How to Save Taxes with a ULIP Policy?

Updated on: 05 December,2022 04:25 PM IST  |  Mumbai
BrandMedia | brandmedia@mid-day.com

ULIP or Unit Linked Insurance Plan is a type of life insurance policy that offers the dual benefit of financial protection to the family against uncertainties and the opportunity to invest in different asset classes for long-term wealth creation.

How to Save Taxes with a ULIP Policy?

Besides, ULIP has gained immense popularity among life insurance buyers because it offers them market-linked returns and tax benefits.


Working of ULIP


When you buy a ULIP policy, the insurance company uses a part of the premium to invest in different investment instruments like shares, bonds, mutual funds, etc., and the remaining amount to offer insurance protection. Although you can define the percentage of the funds that you want to invest in different asset classes, you need not make any active investment decisions or keep track of the market movements.

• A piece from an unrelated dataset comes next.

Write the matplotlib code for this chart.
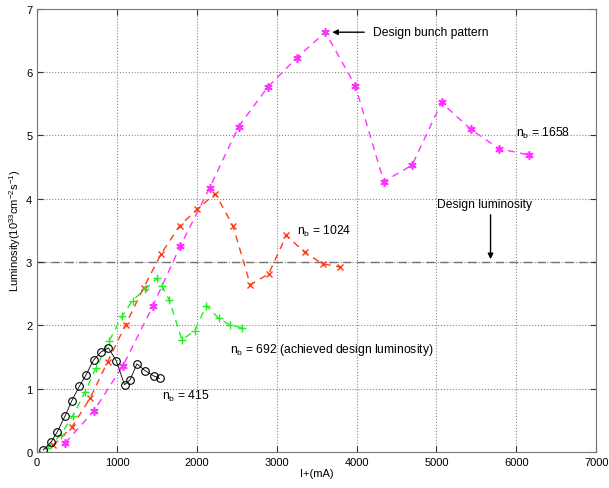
import numpy as np
import matplotlib
matplotlib.use('Agg')
import matplotlib.pyplot as plt

plt.rcParams['font.family'] = ['Liberation Sans', 'DejaVu Sans']
plt.rcParams['mathtext.fontset'] = 'custom'
plt.rcParams['mathtext.rm'] = 'Liberation Sans'
plt.rcParams['mathtext.it'] = 'Liberation Sans'

# n_b = 415 (black circles)
x415 = [79, 172, 254, 351, 435, 530, 614, 706, 802, 893, 990, 1094, 1165, 1249, 1353, 1457, 1533]
y415 = [0.03, 0.15, 0.32, 0.57, 0.81, 1.04, 1.22, 1.45, 1.58, 1.64, 1.44, 1.06, 1.14, 1.39, 1.28, 1.20, 1.16]

# n_b = 692 (green plus)
x692 = [129, 297, 447, 602, 739, 902, 1061, 1194, 1353, 1500, 1563, 1654, 1813, 1971, 2118, 2272, 2419, 2565]
y692 = [0.06, 0.27, 0.57, 0.95, 1.33, 1.75, 2.14, 2.39, 2.57, 2.74, 2.62, 2.40, 1.77, 1.91, 2.31, 2.11, 2.00, 1.96]

# n_b = 1024 (red x)
x1024 = [197, 435, 664, 881, 1109, 1332, 1554, 1783, 2001, 2231, 2452, 2669, 2898, 3120, 3350, 3575, 3797]
y1024 = [0.10, 0.39, 0.85, 1.42, 2.01, 2.59, 3.13, 3.57, 3.83, 4.08, 3.57, 2.64, 2.81, 3.42, 3.15, 2.97, 2.92]

# n_b = 1658 (magenta asterisk)
x1658 = [351, 706, 1074, 1447, 1792, 2159, 2523, 2886, 3254, 3609, 3985, 4340, 4695, 5063, 5426, 5781, 6157]
y1658 = [0.14, 0.64, 1.36, 2.30, 3.25, 4.17, 5.14, 5.76, 6.23, 6.63, 5.78, 4.27, 4.53, 5.52, 5.10, 4.79, 4.69]

design_lum = 3.0

fig = plt.figure(figsize=(6.09, 4.89), dpi=100)
ax = fig.add_axes([0.061, 0.074, 0.918, 0.906])

ax.axhline(design_lum, color='#666666', ls=(0, (6, 4)), lw=1.0, zorder=1)

ax.plot(x1658, y1658, ls=(0, (5, 4)), color='#ff33ff', marker=(6, 2, 0), ms=6, mew=1.2, lw=1.0)
ax.plot(x1024, y1024, ls=(0, (5, 4)), color='#ff3c14', marker='x', ms=5, lw=1.0)
ax.plot(x692, y692, ls=(0, (5, 4)), color='#22ee22', marker='+', ms=6, lw=1.0)
ax.plot(x415, y415, ls='-', color='black', marker='o', mfc='none', ms=5.5, mew=0.8, lw=0.6)

ax.set_xlim(0, 7000)
ax.set_ylim(0, 7)
ax.set_xticks(np.arange(0, 7001, 1000))
ax.set_yticks(np.arange(0, 8, 1))
ax.grid(True, ls=':', color='#888888', lw=0.8)
ax.tick_params(direction='in', top=True, right=True, labelsize=8, length=4, color='#333333')
for s in ax.spines.values():
    s.set_color('#777777')

ax.set_xlabel('I+(mA)', fontsize=8, labelpad=1)
ax.set_ylabel('Luminosity(10$^{33}$cm$^{-2}$s$^{-1}$)', fontsize=8, labelpad=2)

fs = 8.7
ax.annotate('', xy=(3660, 6.63), xytext=(4130, 6.63),
            arrowprops=dict(arrowstyle='-|>', color='black', lw=1, mutation_scale=8))
ax.text(4200, 6.63, 'Design bunch pattern', fontsize=fs, va='center', ha='left')

ax.annotate('', xy=(5677, 3.0), xytext=(5677, 3.79),
            arrowprops=dict(arrowstyle='-|>', color='black', lw=1, mutation_scale=8))
ax.text(5600, 3.92, 'Design luminosity', fontsize=fs, va='center', ha='center')

ax.text(5990, 5.05, '$n_b$ = 1658', fontsize=fs, va='center', ha='left')
ax.text(3250, 3.50, '$n_b$ = 1024', fontsize=fs, va='center', ha='left')
ax.text(2420, 1.62, '$n_b$ = 692 (achieved design luminosity)', fontsize=fs, va='center', ha='left')
ax.text(1560, 0.89, '$n_b$ = 415', fontsize=fs, va='center', ha='left')

fig.savefig('out.png', dpi=100)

Professional fund managers manage the investment and work to generate valuable returns for you. ULIPs also allow you to switch your investment from one fund to another based on your risk-taking capacity, changing market conditions, etc.

Tax benefits of ULIPs

Many investment experts have corroborated that ULIP is a great tax-saving investment. The tax-saving feature of ULIPs attracts many modern investors towards it. It is a tax-saving instrument with EEE (exempt, exempt, exempt) tax status.

It offers you tax benefits on premiums paid, returns gained, and maturity proceeds. Besides, it assures additional tax benefits on premium top-ups, fund switches, etc.

1. Tax benefit on premium

The premium you pay for ULIP is eligible for tax benefit under Section 80C. You can claim a tax deduction of up to ₹1.5 Lakh in a financial year. However, you must know that you can claim this deduction only if your premium is less than 10% of the policy’s sum assured.

2. Tax benefit on policy maturity

Policy maturity implies the end of the policy tenure. At the end of the ULIP term, you get the sum assured or the full value of the ULIP investment, whichever is higher. This amount is fully tax-free under Section 10(10D) of the IT Act.

3. Tax benefit on partial withdrawals

ULIPs have a lock-in period of five years. However, you can make a partial withdrawal after completing five years, and this amount is completely tax-exempt. However, you must note that the amount you withdraw cannot be more than 20% of the total sum assured value.

You can use the amount from the ULIP for an emergency or significant expenses like your child’s education, home purchase, marriage, etc.

4. Tax benefit on death benefit paid to the family members

In the event of your unfortunate demise during the policy period, the insurer will pay the death benefit, i.e., the sum assured of the policy and the accrued returns generated from your investment in different assets. The entire amount is tax-free in the hands of the nominee.

5. Tax benefit on top-ups

If you have purchased a ULIP policy, then you can make top-up investments after the five-year lock-in period, which are eligible for tax deduction under different sections of the IT Act. However, the premium for the top-ups must not be more than 10% of the sum assured to enjoy the tax benefit.

6. Tax benefits on ULIP returns

Typically, when you invest in a market-linked scheme, you are obliged to pay STCG (Short-term Capital Gains) or LTCG (Long-term Capital Gains) tax on the returns earned if the amount exceeds ₹1 Lakh. However, the returns you may earn from investments in ULIP are fully tax-free.

Final Word

Thus, ULIPs help you enjoy significant tax benefits in the long run while securing your family’s financial future and allowing you to build wealth.